Слова последние с болью в сердце Теофила отозвались почему-то, хотел он сказать что-то, да смешался, не сказал, задумавшись, отец Энрико же шагнул к нему ближе, вплотную встал да провёл рукою ласково по волосам его растрёпанным да рыжим, огладил лицо руками обеими, отёр слёзы со щёк, любуясь возлюбленным ликом.

- Что за глаза… - улыбнулся он, в глаза Теофилу растерянному глядя, что смотрел на него в ответ печально. – Сколь многое в них, вечность глядеть бы, да и вечности не хватит, дабы всё рассмотреть, что в себе они затаили. Галактик свет в них, пламень неистовый, шумливость крон древесных, да чего там только нет… Помнишь… зимою той, во штабе нашем… Сказал я тогда вещь одну…

- Какую? – тихо спросил Теофил, едва дыша и вовсе.

- Что не убью тебя, но и…но и жить тебе не дам, - замолчал отец Энрико на миг, любуясь возлюбленным, затем покачал головой печально. – Прости меня. Неправда это. Точнее, тогда, во времена те, оно правдою и было, но не нынче. Нынче хочу я…чтобы ты жил. Не ведал тогда я, что люблю тебя. А после уразумел, уразумел, когда пулею ты в сердце моём засел навеки… Я хочу быть опорою твоей да поддержкой, другом наипервым да любовником наистрастным, защищать да познавать тебя хочу во всех значеньях слова этого, и нет мне места в мире этом без тебя, Тео. Ежели не будешь ты жить – житья и мне тогда не будет. Уразумей меня, прошу.

   Нагнулся он да и припал поцелуем нежным к губам Теофила приоткрытым, и не воспротивился растерянный козлоногий этому, закрыл глаза да на поцелуй этот ответил так, будто хотелось ему ответить и вовсе, обнял его отец Энрико бережно, огладил всего, а завершив поцелуй, к себе прижал крепко, уткнулся лицом в растрёпанные рыжие волосы его будто бы скорбно да глаза закрыв, прошептал:

- Души моей свет да мыслей моих морок… Весома любовная тягость, да одна лишь тягость это, которая мне по нраву… Я люблю тебя, Теофил. Искренно да навеки.

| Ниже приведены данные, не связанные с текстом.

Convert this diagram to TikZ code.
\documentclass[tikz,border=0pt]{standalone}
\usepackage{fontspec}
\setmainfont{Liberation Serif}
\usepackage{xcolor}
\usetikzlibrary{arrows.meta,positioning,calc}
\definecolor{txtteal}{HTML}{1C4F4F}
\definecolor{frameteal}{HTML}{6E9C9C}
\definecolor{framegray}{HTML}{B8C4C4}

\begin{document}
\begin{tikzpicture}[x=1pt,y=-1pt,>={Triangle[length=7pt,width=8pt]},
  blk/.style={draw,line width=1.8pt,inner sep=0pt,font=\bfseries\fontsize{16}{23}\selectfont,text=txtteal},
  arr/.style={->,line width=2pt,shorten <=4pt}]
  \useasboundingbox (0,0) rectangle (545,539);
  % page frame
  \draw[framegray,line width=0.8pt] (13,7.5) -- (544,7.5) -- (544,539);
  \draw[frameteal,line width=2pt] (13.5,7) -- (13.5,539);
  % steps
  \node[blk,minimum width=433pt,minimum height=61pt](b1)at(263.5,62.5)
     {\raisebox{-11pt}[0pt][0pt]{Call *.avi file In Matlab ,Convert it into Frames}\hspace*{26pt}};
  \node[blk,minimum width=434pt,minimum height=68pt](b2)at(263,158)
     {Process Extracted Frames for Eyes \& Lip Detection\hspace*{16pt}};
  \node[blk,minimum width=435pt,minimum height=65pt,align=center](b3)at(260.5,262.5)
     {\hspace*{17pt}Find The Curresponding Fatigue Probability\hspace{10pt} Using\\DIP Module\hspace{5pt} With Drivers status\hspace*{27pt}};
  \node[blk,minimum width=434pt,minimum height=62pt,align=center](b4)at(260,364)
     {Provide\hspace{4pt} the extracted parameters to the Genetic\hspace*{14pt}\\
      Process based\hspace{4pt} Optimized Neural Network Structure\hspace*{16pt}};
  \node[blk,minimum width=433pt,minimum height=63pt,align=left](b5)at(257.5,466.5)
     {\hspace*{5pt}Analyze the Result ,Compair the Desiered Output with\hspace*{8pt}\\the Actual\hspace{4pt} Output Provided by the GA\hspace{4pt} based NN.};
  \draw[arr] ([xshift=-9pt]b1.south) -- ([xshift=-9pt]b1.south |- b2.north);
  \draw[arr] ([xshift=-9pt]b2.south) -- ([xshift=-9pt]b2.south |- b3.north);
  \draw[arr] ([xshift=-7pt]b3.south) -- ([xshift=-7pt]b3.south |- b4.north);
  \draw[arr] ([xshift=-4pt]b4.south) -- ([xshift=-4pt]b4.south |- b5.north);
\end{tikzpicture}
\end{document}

И прижался к нему Теофил горько, уткнулся в грудь лбом рогатым, растерянный, разбитый да горестный, сам не ведая, чего и чувствует, и вдруг заслышал роковое:

- А ты, козлёнок мой?.. Ты меня любишь?..

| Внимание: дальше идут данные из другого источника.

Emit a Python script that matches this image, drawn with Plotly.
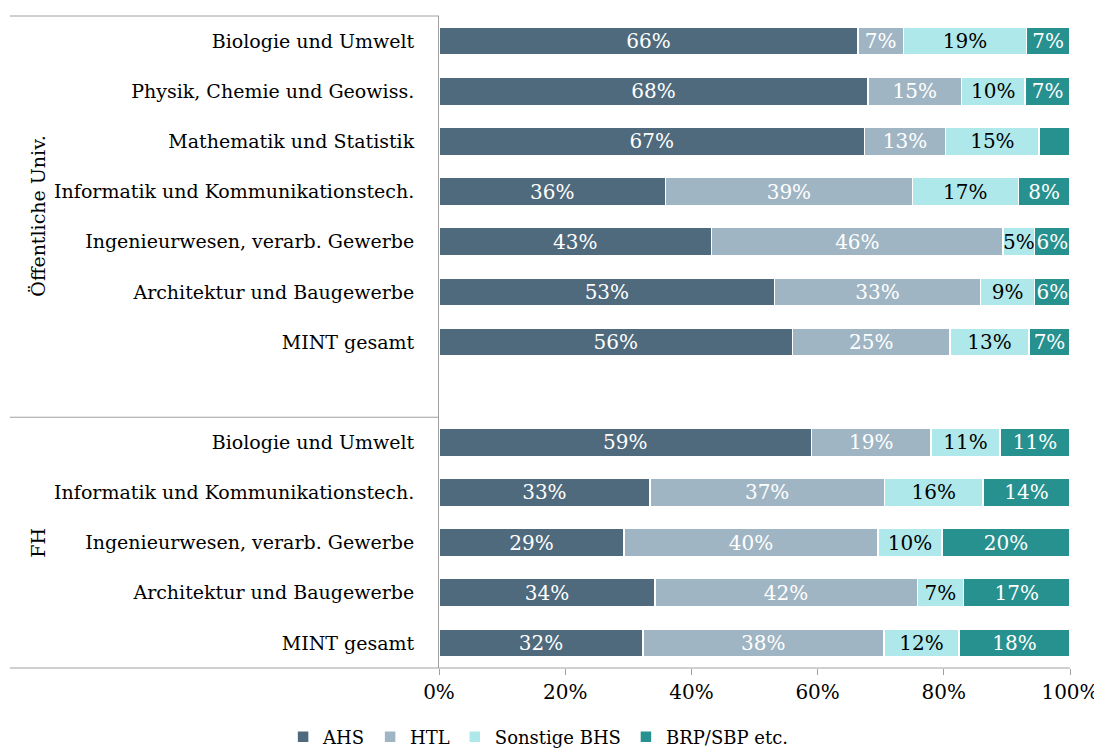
import plotly.graph_objects as go

categories = [
    "Biologie und Umwelt",
    "Physik, Chemie und Geowiss.",
    "Mathematik und Statistik",
    "Informatik und Kommunikationstech.",
    "Ingenieurwesen, verarb. Gewerbe",
    "Architektur und Baugewerbe",
    "MINT gesamt",
    "",
    "Biologie und Umwelt",
    "Informatik und Kommunikationstech.",
    "Ingenieurwesen, verarb. Gewerbe",
    "Architektur und Baugewerbe",
    "MINT gesamt",
]
groups = ["Öffentliche Univ.", "FH"]

ahs = [66.4, 68.0, 67.4, 35.9, 43.2, 53.2, 56.0, None, 59.0, 33.4, 29.3, 34.2, 32.3]
htl = [7.2, 14.8, 12.9, 39.1, 46.2, 32.6, 25.0, None, 19.0, 37.2, 40.3, 41.6, 38.2]
sonst = [19.5, 10.1, 14.8, 16.8, 5.0, 8.6, 12.5, None, 10.9, 15.6, 10.1, 7.3, 11.9]
brp = [6.9, 7.1, 4.9, 8.2, 5.6, 5.6, 6.5, None, 11.1, 13.8, 20.3, 16.9, 17.6]

ahs_lbl = ["66%", "68%", "67%", "36%", "43%", "53%", "56%", "", "59%", "33%", "29%", "34%", "32%"]
htl_lbl = ["7%", "15%", "13%", "39%", "46%", "33%", "25%", "", "19%", "37%", "40%", "42%", "38%"]
sonst_lbl = ["19%", "10%", "15%", "17%", "5%", "9%", "13%", "", "11%", "16%", "10%", "7%", "12%"]
brp_lbl = ["7%", "7%", "", "8%", "6%", "6%", "7%", "", "11%", "14%", "20%", "17%", "18%"]

series = [
    ("AHS", ahs, ahs_lbl, "#4F6A7D", "white"),
    ("HTL", htl, htl_lbl, "#A0B5C3", "white"),
    ("Sonstige BHS", sonst, sonst_lbl, "#AFE8EA", "black"),
    ("BRP/SBP etc.", brp, brp_lbl, "#27918F", "white"),
]

FONT = "DejaVu Serif"
ypos = list(range(len(categories)))

fig = go.Figure()
for name, vals, lbls, color, tcol in series:
    fig.add_trace(go.Bar(
        name=name, y=ypos, x=vals, orientation="h",
        marker=dict(color=color, line=dict(color="white", width=1.5)),
        text=lbls, textposition="inside", insidetextanchor="middle",
        textfont=dict(family=FONT, size=20, color=tcol),
        constraintext="none", hoverinfo="skip",
    ))

# the page body adds an 8px offset; the figure size and margins compensate
fig.update_layout(
    barmode="stack", bargap=0.44,
    width=1094, height=741,
    margin=dict(l=431, r=32, t=8, b=81, autoexpand=False),
    paper_bgcolor="white", plot_bgcolor="white",
    font=dict(family=FONT, size=19, color="black"),
    uniformtext=dict(minsize=20, mode="show"),
    showlegend=True,
    legend=dict(orientation="h", x=0.157, xanchor="center", y=-0.106, yanchor="middle",
                font=dict(family=FONT, size=18), traceorder="normal",
                itemwidth=30),
    xaxis=dict(range=[0, 100], tickvals=[0, 20, 40, 60, 80, 100],
               ticktext=["0%", "20%", "40%", "60%", "80%", "100%"],
               ticks="outside", ticklen=6, tickcolor="#A0A0A0",
               showgrid=False, zeroline=False, showline=False, automargin=False,
               tickfont=dict(family=FONT, size=20)),
    yaxis=dict(range=[12.5, -0.5], tickvals=ypos, ticktext=categories,
               showgrid=False, zeroline=False, showline=True, automargin=False,
               linecolor="#A0A0A0", linewidth=1, ticks="",
               ticklabelstandoff=20,
               tickfont=dict(family=FONT, size=19)),
)

lc = "#A0A0A0"
left = -0.68
fig.add_shape(type="line", xref="paper", yref="paper", x0=left, x1=0, y0=1, y1=1,
              line=dict(color=lc, width=1))
fig.add_shape(type="line", xref="paper", yref="y", x0=left, x1=0, y0=7.5, y1=7.5,
              line=dict(color=lc, width=1))
fig.add_shape(type="line", xref="paper", yref="paper", x0=left, x1=1, y0=0, y1=0,
              line=dict(color=lc, width=1))

fig.add_annotation(text=groups[0], xref="paper", yref="y", x=-0.656, y=3.5,
                   textangle=-90, showarrow=False, font=dict(family=FONT, size=19))
fig.add_annotation(text=groups[1], xref="paper", yref="y", x=-0.656, y=10,
                   textangle=-90, showarrow=False, font=dict(family=FONT, size=19))

fig.write_html("out.html")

Отстранился Теофил от отца Энрико тотчас, отпрянул, замер напротив, на священника напряжённо глядя, а тот повторил вопрос свой с улыбкою:

- Любишь?

- Я… - да и не смог Теофил ничего ответить отчего-то, замер он так, дыша тяжело да таращась на экзорциста отчаянно, обычное хотел ответить - что не любит, то бишь, но не смог, сел голос, пропал и вовсе, лишь сердце в грудной клетке неистово билось, биением своим чувствования всевозможные тревожа пуще да в клубок хаотично путая. И расплылся отец Энрико в улыбке радостной, увидав смятение это, подался он к Теофилу бедному резко, будто коршун какой ко своей добыче спикировал, впился поцелуем жарким в шею его напряжённую, в объятиях стиснув, и от страсти этой хотел козлоногий отпрянуть прочь, да не смог, вместе упали они во снег ледяной, накрыл Теофила седой священник собою, ещё бо;льшим кажущийся из-за тулупа обширного, вжал в снег, в объятия заключив страстные да целуя шею возлюбленного со рвением вожделенным, а Теофил, противясь слабо, воззрился вдруг на звёзды в черноте небесной, ибо, на спине лёжа, в полной мере узрел он обширные просторы небосвода звёздного, краски все галактики туманностей увидел да в который раз умер от красоты этой в душе своей, умер да воскрес под громадою мироздания Вселенского, да и прекратил затем противиться, дыша тяжело да сбивчиво во хладе зимнем, ласкам преподобного покорно отдался, обняв его в ответ да закрыв глаза с наслаждением скорбным.